Frank pensó una cosa y se apresuró a anotarla en la libreta. Estaba seguro de que a Christine Sullivan la había llevado a casa alguien que conocía. Dado que esa persona o personas no se habían presentado, Frank creía saber por qué no lo habían hecho. Descolgarse por la ventana en lugar de salir por donde habían entrado -la puerta principal- significaba que algo había espantado a los asesinos. La razón más obvia era la patrulla de vigilancia privada, pero el guardia de servicio aquella noche no había informado de nada extraordinario. Sin embargo, los atacantes no lo sabían. El mero hecho de ver el coche del guardia les había puesto en fuga.
El forense se balanceó en la silla, sin saber muy bien qué decir.
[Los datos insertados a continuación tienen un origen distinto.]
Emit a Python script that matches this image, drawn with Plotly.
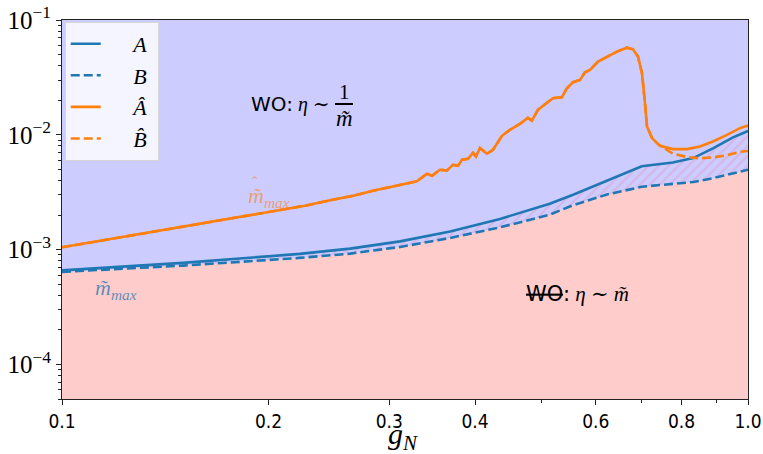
import math
import plotly.graph_objects as go

# ---------------- data ----------------
G_BLUE = [0.10, 0.15, 0.222, 0.263, 0.311, 0.368, 0.435, 0.514, 0.556, 0.623, 0.70, 0.777, 0.832, 0.889, 0.951, 1.0]
A_VALS = [6.6e-4, 7.66e-4, 9.18e-4, 1.02e-3, 1.18e-3, 1.44e-3, 1.85e-3, 2.51e-3, 3.01e-3, 3.96e-3, 5.32e-3, 5.74e-3, 6.27e-3, 7.63e-3, 9.5e-3, 1.08e-2]
B_VALS = [6.4e-4, 7.26e-4, 8.47e-4, 9.23e-4, 1.055e-3, 1.264e-3, 1.563e-3, 2.015e-3, 2.44e-3, 3.02e-3, 3.53e-3, 3.75e-3, 3.88e-3, 4.19e-3, 4.63e-3, 4.96e-3]

G_HAT = [0.100, 0.150, 0.188, 0.226, 0.248, 0.266, 0.284, 0.311, 0.329, 0.3405, 0.3463, 0.3556,
         0.3641, 0.3715, 0.3778, 0.3829, 0.3907, 0.3973, 0.4013, 0.4067, 0.4164, 0.4249, 0.4379,
         0.4498, 0.4650, 0.4777, 0.4841, 0.4940, 0.5093, 0.5196, 0.5355, 0.5445, 0.5557, 0.5690,
         0.5786, 0.5885, 0.6044, 0.6230, 0.6442, 0.6661, 0.6798, 0.6913, 0.7006, 0.7077, 0.7125,
         0.7246, 0.7442, 0.7774, 0.8150, 0.8511, 0.8892, 0.9319, 0.9735, 1.0]
AHAT_VALS = [1.047e-3, 1.588e-3, 2.0e-3, 2.41e-3, 2.72e-3, 2.95e-3, 3.26e-3, 3.67e-3, 3.93e-3, 4.58e-3, 4.40e-3, 4.96e-3,
             4.89e-3, 5.48e-3, 5.37e-3, 6.06e-3, 6.18e-3, 6.97e-3, 6.48e-3, 7.66e-3, 6.84e-3, 7.41e-3, 9.80e-3,
             1.105e-2, 1.246e-2, 1.405e-2, 1.331e-2, 1.65e-2, 1.897e-2, 2.085e-2, 2.127e-2, 2.547e-2, 2.872e-2, 3.007e-2,
             3.51e-2, 3.674e-2, 4.34e-2, 4.80e-2, 5.30e-2, 5.74e-2, 5.56e-2, 4.80e-2, 3.44e-2, 1.886e-2, 1.181e-2,
             9.36e-3, 8.02e-3, 7.51e-3, 7.51e-3, 7.91e-3, 8.74e-3, 1.0e-2, 1.144e-2, 1.205e-2]
N_SHARED = 46  # B-hat coincides with A-hat for the first points
G_BHAT_TAIL = [0.7392, 0.7774, 0.8150, 0.8511, 0.8892, 0.9319, 0.9735, 1.0]
BHAT_TAIL = [8.3e-3, 6.84e-3, 6.40e-3, 6.25e-3, 6.35e-3, 6.64e-3, 7.12e-3, 7.22e-3]
G_BHAT = G_HAT[:N_SHARED] + G_BHAT_TAIL
BHAT_VALS = AHAT_VALS[:N_SHARED] + BHAT_TAIL

X_RANGE = [0.1, 1.0]
Y_RANGE = [5e-5, 1e-1]
XTICKS = [0.1, 0.2, 0.3, 0.4, 0.6, 0.8, 1.0]
XTICKTEXT = ["0.1", "0.2", "0.3", "0.4", "0.6", "0.8", "1.0"]
XMINOR = [0.5, 0.7, 0.9]
YTICKS = [1e-4, 1e-3, 1e-2, 1e-1]
YTICKTEXT = ["10<sup>−4</sup>", "10<sup>−3</sup>", "10<sup>−2</sup>", "10<sup>−1</sup>"]

BLUE = "#1f77b4"
ORANGE = "#ff7f0e"
LAVENDER = "#ccccff"
PINK = "#ffcccc"
SERIF = "Liberation Serif, DejaVu Serif, serif"
NB = "\u00a0"

fig = go.Figure()

# pink region below B (down to the axis floor)
fig.add_trace(go.Scatter(x=G_BLUE, y=[Y_RANGE[0]] * len(G_BLUE), mode="lines",
                         line=dict(width=0), showlegend=False, hoverinfo="skip"))
fig.add_trace(go.Scatter(x=G_BLUE, y=B_VALS, mode="lines", line=dict(width=0),
                         fill="tonexty", fillcolor=PINK, showlegend=False, hoverinfo="skip"))
# hatched band between B and A
fig.add_trace(go.Scatter(x=G_BLUE, y=A_VALS, mode="lines", line=dict(width=0),
                         fill="tonexty", fillcolor=LAVENDER,
                         fillpattern=dict(shape="/", fgcolor="#dc9fcc",
                                          bgcolor=LAVENDER, size=7, solidity=0.3),
                         showlegend=False, hoverinfo="skip"))

# curves
LW = 2.6
fig.add_trace(go.Scatter(x=G_BLUE, y=B_VALS, mode="lines", name=NB * 5 + "<i>B</i>" + NB,
                         line=dict(color=BLUE, width=LW, dash="9px,4px"),
                         legendgroup="b", legendrank=2))
fig.add_trace(go.Scatter(x=G_BLUE, y=A_VALS, mode="lines", name=NB * 5 + "<i>A</i>" + NB,
                         line=dict(color=BLUE, width=LW), legendgroup="a", legendrank=1))
fig.add_trace(go.Scatter(x=G_BHAT, y=BHAT_VALS, mode="lines", name=NB * 5 + "<i>B̂</i>" + NB,
                         line=dict(color=ORANGE, width=LW, dash="9px,4px"),
                         legendgroup="bh", legendrank=4))
fig.add_trace(go.Scatter(x=G_HAT, y=AHAT_VALS, mode="lines", name=NB * 5 + "<i>Â</i>" + NB,
                         line=dict(color=ORANGE, width=LW), legendgroup="ah", legendrank=3))

# ---------------- layout ----------------
L, R, T, B = 62, 15, 20, 55
W, H = 763, 454
PW, PH = W - L - R, H - T - B


def P(px, py):
    return (px - L) / PW, (H - B - py) / PH


annos = []


def add_text(px, py, text, size, color="black", family=SERIF, xanchor="center"):
    x, y = P(px, py)
    annos.append(dict(x=x, y=y, xref="paper", yref="paper", text=text, showarrow=False,
                      xanchor=xanchor, yanchor="middle",
                      font=dict(family=family, size=size, color=color)))


add_text(249, 104, '<span style="font-family:DejaVu Sans">WO:</span> <i>η</i> ∼', 20,
         family=SERIF, xanchor="left")
add_text(344, 92, "1", 21)
add_text(344, 118, "<i>m̃</i>", 23)
add_text(269, 197, "<i>m̃</i><sub><i>max</i></sub>", 22, color="rgba(255,127,14,0.6)")
add_text(255, 182, "ˆ", 16, color="rgba(255,127,14,0.6)")
add_text(116, 289, "<i>m̃</i><sub><i>max</i></sub>", 22, color="rgba(31,119,180,0.75)")
add_text(524, 294, '<span style="font-family:DejaVu Sans"><s>WO</s>:</span> <i>η</i> ∼ <i>m̃</i>', 21,
         family=SERIF, xanchor="left")
add_text(403, 436, "<i>g</i><sub><i>N</i></sub>", 30)

bx0, by = P(335, 104)
bx1, _ = P(353, 104)
shapes = [dict(type="line", xref="paper", yref="paper", x0=bx0, x1=bx1, y0=by, y1=by,
               line=dict(color="black", width=2))]

fig.update_layout(
    width=W, height=H, autosize=False,
    margin=dict(l=L, r=R, t=T, b=B, pad=0, autoexpand=False),
    paper_bgcolor="white", plot_bgcolor=LAVENDER,
    annotations=annos, shapes=shapes,
    legend=dict(x=0.004, y=0.995, xanchor="left", yanchor="top",
                bgcolor="rgba(255,255,255,0.8)", bordercolor="#d6d6d6", borderwidth=1,
                font=dict(family=SERIF, size=22, color="black"),
                tracegroupgap=6, traceorder="normal"),
    xaxis=dict(type="log", range=[math.log10(X_RANGE[0]), math.log10(X_RANGE[1])],
               automargin=False,
               tickmode="array", tickvals=XTICKS, ticktext=XTICKTEXT,
               ticks="outside", ticklen=5, tickcolor="#222",
               minor=dict(tickmode="array", tickvals=XMINOR, ticks="outside", ticklen=3, tickcolor="#222"),
               showgrid=False, zeroline=False, showline=True, mirror=True,
               linecolor="#222", linewidth=1,
               tickfont=dict(family="DejaVu Sans Condensed, DejaVu Sans, sans-serif", size=19, color="black")),
    yaxis=dict(type="log", range=[math.log10(Y_RANGE[0]), math.log10(Y_RANGE[1])],
               automargin=False,
               tickmode="array", tickvals=YTICKS, ticktext=YTICKTEXT,
               ticks="outside", ticklen=5, tickcolor="#222",
               minor=dict(ticks="outside", ticklen=3, tickcolor="#222", dtick="D1"),
               showgrid=False, zeroline=False, showline=True, mirror=True,
               linecolor="#222", linewidth=1,
               tickfont=dict(family=SERIF, size=25, color="black")),
)

fig.write_html("out.html")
Separó los brazos.
– ¿Algún sospechoso?
– Quizá. -Frank acabó de escribir.
– ¿Cuál es la historia del marido? Una de las personas más ricas del país.
– Y del mundo. -Frank guardó la libreta, recogió el informe y se bebió el resto del café-. Ella decidió quedarse mientras iban al aeropuerto. Sullivan pensó que se alojaría en el apartamento del edificio Watergate. Este hecho está confirmado. El jet la recogería al cabo de tres días para llevarla a la mansión de los Sullivan en las afueras de Bridgetown, Barbados. Cuando no se presentó en el aeropuerto, Sullivan se preocupó y comenzó con las llamadas. Esta es su historia.